Getting Ready: Point out to students that the friction between the United States and Iraq did not happen overnight. In fact, trouble has been brewing for well over a decade. Before starting this time line activity, have students brainstorm what they already know about the conflict. Why does the U.S. consider Iraq a threat?
What to Do:
- Distribute the reproducible and read the time line entries together. Have students answer the questions that follow the time line.
- Ask students if they remember any of the important events that happened during their lifetimes, or if they know anyone who served in the Persian Gulf War/Operation Desert Storm. Discuss.
- To provide context for the historical period covered by the time line, invite students to create new time lines of other events that happened during this period. Events may be related to inventions, sports, government, or even students' own lives. Have students juxtapose the new time line with the one on the reproducible.
[Answers to PDF: 1. Five years; 2. 24 years; 3. 1988; 4. It provided weapons to Iraq; 5. To help free Kuwait, the small nation Iraq had just taken over; 6. In that year, Iraq refused to allow weapons inspections; 7. The U.S. worries that Iraq is making weapons of mass destruction and that it is allying itself with terrorists.]
Read a Pie Chart
Materials: PDF reproducible: Read a Pie Chart
Curriculum Connections: reading a pie chart, understanding cause and effect, current events, economics/supply and demand
Objective: By identifying the major oil-producing parts of the world, students will understand why trouble with Iraq can cause escalating oil and gas prices here in the United States.
- As a class, read the online article on escalating gas prices. Explain that many factors can cause fuel prices to fluctuate. One factor is an anticipated drop in supply. That is, if people suspect that war with Iraq will make Arab nations less willing to sell oil to the United States in the near future, oil becomes more valuable and more costly. (The crude oil produced by these and other nations is refined to make heating oil, gasoline, and other fuels.)
- To demonstrate supply and demand, have a bag of candy available to distribute to the classbut make sure you have about five pieces fewer than you need for the whole class. Begin offering a candy to each student for one imaginary dollar apiece. As you work your way through the bag, announce when supply is beginning to look short. Ask students what might happen if you were dealing with real money and real transactions. Ask: Would the remaining buyers be willing to pay more to ensure that they got some of the scarce product? Would the seller (you) charge more to make up the profit lost to the shortage? How does the picture change when the item involved is not candy but oila product necessary to our way of life?
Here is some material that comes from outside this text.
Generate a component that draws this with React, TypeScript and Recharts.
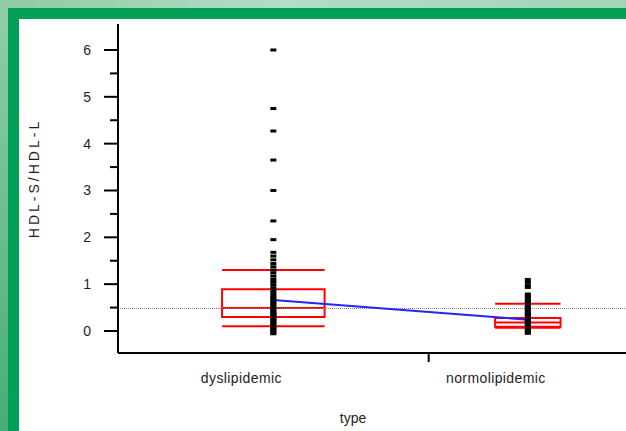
import React from 'react';
import { ComposedChart, XAxis, YAxis, Scatter, Line, ReferenceLine, ReferenceArea, Label } from 'recharts';

// ---- data ----
const categories = ['dyslipidemic', 'normolipidemic'];
const groupCounts = [47, 30];
const dysValues = [
  6.0, 4.75, 4.27, 3.65, 3.0, 2.35, 1.95, 1.68, 1.6, 1.52, 1.44, 1.37, 1.3, 1.24,
  1.17, 1.1, 1.04, 0.98, 0.92, 0.87, 0.82, 0.77, 0.72, 0.68, 0.64, 0.6, 0.56, 0.52,
  0.48, 0.44, 0.41, 0.37, 0.34, 0.3, 0.27, 0.24, 0.21, 0.18, 0.15, 0.12, 0.09, 0.06,
  0.03, 0.0, -0.03, -0.06, 0.36,
];
const normoValues = [
  1.1, 1.04, 0.98, 0.93, 0.79, 0.75, 0.71, 0.67, 0.63, 0.6, 0.56, 0.52, 0.48, 0.45,
  0.41, 0.38, 0.35, 0.31, 0.28, 0.25, 0.22, 0.19, 0.16, 0.13, 0.1, 0.07, 0.04, 0.01,
  -0.02, -0.05,
];
const q10 = [0.1, 0.07];
const q25 = [0.3, 0.09];
const medians = [0.49, 0.18];
const q75 = [0.89, 0.28];
const q90 = [1.3, 0.58];
const means = [0.66, 0.24];
const grandMean = 0.48;
const yTickLabels = [0, 1, 2, 3, 4, 5, 6];
const yDomain = [-0.47, 6.555];

// ---- derived ----
const total = groupCounts.reduce((a, b) => a + b, 0);
const starts = groupCounts.map((_, i) => groupCounts.slice(0, i).reduce((a, b) => a + b, 0));
const centers = groupCounts.map((n, i) => starts[i] + n / 2);
const halfW = groupCounts.map((n) => n * 0.165);
const boundary = starts[1];
const yTicks = yTickLabels.flatMap((v, i) => (i < yTickLabels.length - 1 ? [v, v + 0.5] : [v]));
const groupValues = [dysValues, normoValues];
const pointData = groupValues.map((vals, i) => vals.map((v) => ({ x: centers[i], y: v })));
const meanData = means.map((m, i) => ({ x: centers[i], y: m }));

const FONT = "'Liberation Sans', Arial, sans-serif";
const RED = '#ff0000';
const TXT = '#1e1e1e';

const Marker = (props: any) => {
  const { cx, cy } = props;
  return <rect x={cx - 3} y={cy - 1.5} width={6} height={3} fill="#000" />;
};

const YTick = (props: any) => {
  const { x, y, payload } = props;
  const v = payload.value;
  const major = Number.isInteger(v);
  return (
    <g>
      <line x1={x - (major ? 14 : 8)} x2={x} y1={y} y2={y} stroke="#000" strokeWidth={2} />
      {major && (
        <text x={x - 27} y={y} dy={5} textAnchor="end" fontFamily={FONT} fontSize={14} fill={TXT}>
          {v}
        </text>
      )}
    </g>
  );
};

const XTick = (props: any) => {
  const { x, y, payload } = props;
  const v = payload.value;
  if (v === boundary) {
    return <line x1={x} x2={x} y1={y} y2={y + 9} stroke="#000" strokeWidth={2} />;
  }
  const idx = centers.indexOf(v);
  return (
    <text x={x - 32} y={y + 30} textAnchor="middle" fontFamily={FONT} fontSize={14} fill={TXT} letterSpacing={0.4}>
      {categories[idx]}
    </text>
  );
};

const YLabel = (props: any) => {
  const vb = props.viewBox || {};
  const cx = vb.x + 31;
  const cy = vb.y + vb.height / 2 - 10;
  return (
    <text
      x={cx}
      y={cy}
      transform={`rotate(-90, ${cx}, ${cy})`}
      textAnchor="middle"
      fontFamily={FONT}
      fontSize={14}
      fill={TXT}
      letterSpacing={3}
    >
      HDL-S/HDL-L
    </text>
  );
};

const XLabel = (props: any) => {
  const vb = props.viewBox || {};
  return (
    <text x={353} y={vb.y + vb.height - 8} textAnchor="middle" fontFamily={FONT} fontSize={14} fill={TXT}>
      type
    </text>
  );
};

export default function App() {
  return (
    <div
      style={{
        position: 'absolute',
        left: 0,
        top: 0,
        width: 626,
        height: 431,
        overflow: 'hidden',
        background: 'linear-gradient(180deg, #92cea8 0%, #6cbf8c 50%, #48ad74 100%)',
      }}
    >
      <div
        style={{
          position: 'absolute',
          left: 0,
          top: 0,
          width: 626,
          height: 8,
          background: 'linear-gradient(90deg, #8ecaa3 0%, #b3ddc5 45%, #a2d4b5 100%)',
        }}
      />
      <div style={{ position: 'absolute', left: 8, top: 8, right: 0, bottom: 0, background: '#00a057' }} />
      <div style={{ position: 'absolute', left: 19, top: 19, right: 0, bottom: 0, background: '#ffffff' }} />
      <div style={{ position: 'absolute', left: 0, top: 0 }}>
        <ComposedChart width={660} height={431} margin={{ top: 24, right: 33, bottom: 0, left: 8 }}>
          <XAxis
            type="number"
            dataKey="x"
            domain={[0, total]}
            ticks={[centers[0], boundary, centers[1]]}
            tick={<XTick />}
            tickLine={false}
            tickSize={0}
            tickMargin={0}
            height={78}
            axisLine={{ stroke: '#000', strokeWidth: 2 }}
            allowDataOverflow
          >
            <Label content={<XLabel />} />
          </XAxis>
          <XAxis
            xAxisId="top"
            orientation="top"
            type="number"
            domain={[0, total]}
            tick={false}
            tickLine={false}
            height={0}
            axisLine={{ stroke: '#000', strokeWidth: 2 }}
          />
          <YAxis
            type="number"
            dataKey="y"
            domain={yDomain}
            ticks={yTicks}
            tick={<YTick />}
            tickLine={false}
            tickSize={0}
            tickMargin={0}
            width={110}
            interval={0}
            axisLine={{ stroke: '#000', strokeWidth: 2 }}
            allowDataOverflow
          >
            <Label content={<YLabel />} />
          </YAxis>
          {centers.map((c, i) => (
            <ReferenceArea
              key={'box' + i}
              x1={c - halfW[i]}
              x2={c + halfW[i]}
              y1={q25[i]}
              y2={q75[i]}
              fill="none"
              fillOpacity={0}
              stroke={RED}
              strokeWidth={2}
            />
          ))}
          {centers.map((c, i) =>
            [q10[i], medians[i], q90[i]].map((v, j) => (
              <ReferenceLine
                key={'q' + i + '-' + j}
                segment={[
                  { x: c - halfW[i], y: v },
                  { x: c + halfW[i], y: v },
                ]}
                stroke={RED}
                strokeWidth={2}
              />
            ))
          )}
          <ReferenceLine y={grandMean} stroke="#8a8a8a" strokeWidth={1} strokeDasharray="1 1" />
          <Line
            data={meanData}
            dataKey="y"
            stroke="#2323ff"
            strokeWidth={2}
            dot={false}
            activeDot={false}
            isAnimationActive={false}
          />
          {pointData.map((d, i) => (
            <Scatter key={'pts' + i} data={d} dataKey="y" shape={<Marker />} isAnimationActive={false} />
          ))}
        </ComposedChart>
      </div>
    </div>
  );
}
Without oil, Americans could not get to work, heat their homes, etc.
- Distribute the reproducible and review how a pie chart provides information. Point out that each "slice" of the pie represents part of a whole. In this case, the whole is the world's total oil reserves. Explain that oil reserves are quantities of crude oil that are "recoverable." That means this oil can be retrieved and refined for use as heating oil, gasoline, etc.
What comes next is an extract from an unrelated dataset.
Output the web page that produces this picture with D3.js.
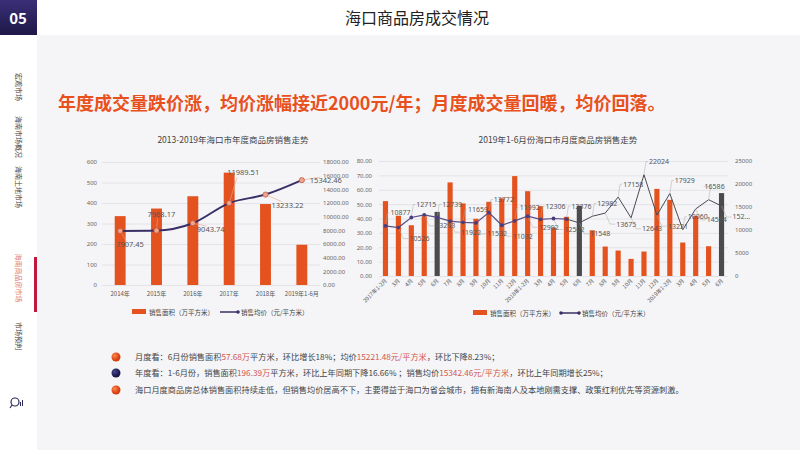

- As students read the chart, invite them to find each specified country and continent on a world map.
- Check and discuss students' answers to the multiple-choice questions.
- Using ideas mentioned in the online article as well as their own research, have students discuss ways we could be less dependent on the Middle East and other nations for our energy needs. How could students help their families conserve energy?
Extension Activity: Point out that people's fears about oil prices have roots in history. Back in the 1970s, Arab nations enacted an oil embargo. In response to war in the Middle East and America's support of Israel, they refused to sell oil to our nation. As a result, supply was short and prices skyrocketed. (Most experts do not foresee a full-scale embargo happening again, since most oil-producing nations need to keep selling their oil to keep their economies going.) Read about this period in history together, or have students interview their parents and grandparents about their memories of gas lines and energy conservation.
[Answers to PDF: 1. C; 2. B; 3. C; 4. A; 5. B; 6. B; 7. C. Bonus: Saudi Arabia has about 250,000,000,000 barrels; Iraq has about 100,000,000,000 barrels; The U.S. and Canada together have about 30,000,000,000 barrels.]
What's the Main Idea?
Materials: PDF reproducible: What's the Main Idea?
Curriculum Connections: understanding main ideas and supporting details, current events
Objective: By identifying the main ideas and supporting details in several online news stories about the conflict with Iraq, students will better understand the latest developments and hone reading comprehension skills.
Getting Ready: Set aside time for students to read at least a handful of the online stories in this News In-depth report. Instruct students to pay special attention to the main idea and supporting details as they read. (Students may wish to take notes as they read.) Review the difference between a main idea and detail, and point out that main ideas are often not explicitly stated. Using one story as a model, help students identify the unstated main idea by asking the questions, "What is this story mostly about?" or "What single message does the writer want me to understand?"
What to Do:
- Distribute the reproducible and have students tackle the main idea summaries on their own.
- Divide students into small groups and have them compare the main ideas and supporting details they identified on the worksheet. Ask students to present the main ideas to the class and to tell if the main idea was stated or unstated. If the main idea was stated, students should show where in the story they located the central idea. Also ask students to decide if some details are more relevant to the main idea than others.